Laura Forsström

Laura Forsström: Invisible female scientists

22 Feb 2021

Are success rates and successful funding applications appropriate measures of equality in science? Perceptions that maintain the gender gap are deeply rooted. The coronavirus pandemic has further highlighted the unequal distribution of household and care responsibilities between women and men.

“Hey girl! Pass the milk, would you?” I was 24 years old and in my first proper job after university. I had been in the team – a small one – for more than six months at this point, but still there was this older male colleague who thought that it was fine to just call me “girl” in the staff break room. Young men who had joined the team after me were called by their names, but I was simply “one of the girls”.

The Academy of Finland has made a commitment to gender equality and non-discrimination. Both the Academy and other funding agencies publish statistics on the numbers of male and female applicants and on success rates by gender. Equality is also one of the Academy’s guiding values. But is splitting the amount of funding equally between men and women true equality? And why does this only happen with Postdoctoral Researchers while, for example, only three of the 10 new Academy Professors are women and only 29% of the second-stage applicants were female?

Acatiimi, a magazine published by The Finnish Union of University Researchers and Teachers, The Union for University Teachers and Researchers in Finland, and The Finnish Union of University Professors, estimated in 2019 that 58% of all university degrees and 51% of doctorates are awarded to women. Yet around 70% of professors are men.

Perceptions that maintain the gender gap are deeply rooted

Women not only get fewer of the most esteemed professorships but often also less visibility. All-male panels have become less common in recent years thanks to the negative attention they have received, but there are still plenty of opportunities for male chauvinism to rear its head.

For example, the Academy of Finland’s website included a section about Academy Professors in early 2020, which included five interviews from 2017─2019. All the featured interviewees were men even though female professors had also been interviewed during the years in question.
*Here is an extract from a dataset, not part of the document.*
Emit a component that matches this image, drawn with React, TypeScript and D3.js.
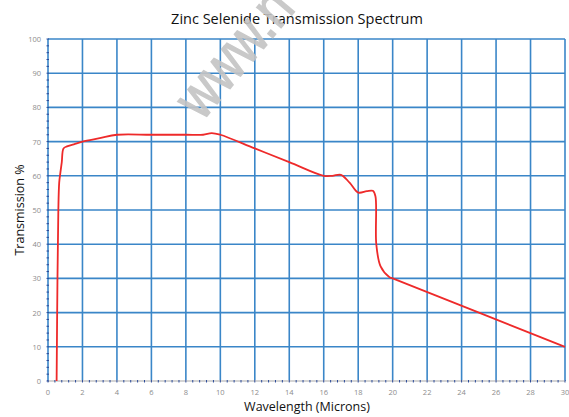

This was a simple oversight to fix, but other similar unintentional biases could easily be missed, helping to reinforce preconceptions such as that professors are usually men.

The invisibility of female scientists also extends to publishing: several studies have shown that academic papers published by women get fewer citations than those written by men and that research assumed to have been conducted by men is given more scientific merit. British author and journalist Caroline Criado-Perez writes in her book Invisible Women that recommendation letters written for female scientists emphasise their social skills (warm, considerate, kind) while men’s personal traits are described in active terms (ambitious, confident). Have a guess at which set of adjectives appeals more to prospective employers.

COVID-19 has highlighted the unequal distribution of household and care responsibilities between women and men

Numerous studies also show that women’s careers are held back by the unequal distribution of care responsibilities. Women perform 75% of unpaid care work globally, dedicating between three and six hours to it every day.

The coronavirus pandemic has highlighted the unequal distribution of labour between women and men, and the effects have been noted by the editorial boards of several scientific publications: in some sectors, the number of scientific articles put forward by female authors between January and April 2020 was down by as much as 50% on previous years. The issue has also been a hot topic on social media, where countless female scientists have talked about how their increased household and parenting responsibilities have made it practically impossible to focus on research.

Overcoming these kinds of flaws in the system and finding ways to compensate for the damage done to careers by, for example, the unequal effects of the coronavirus pandemic will be a big task for research funding agencies in the coming years. We can all start by treating our colleagues equally and fairly.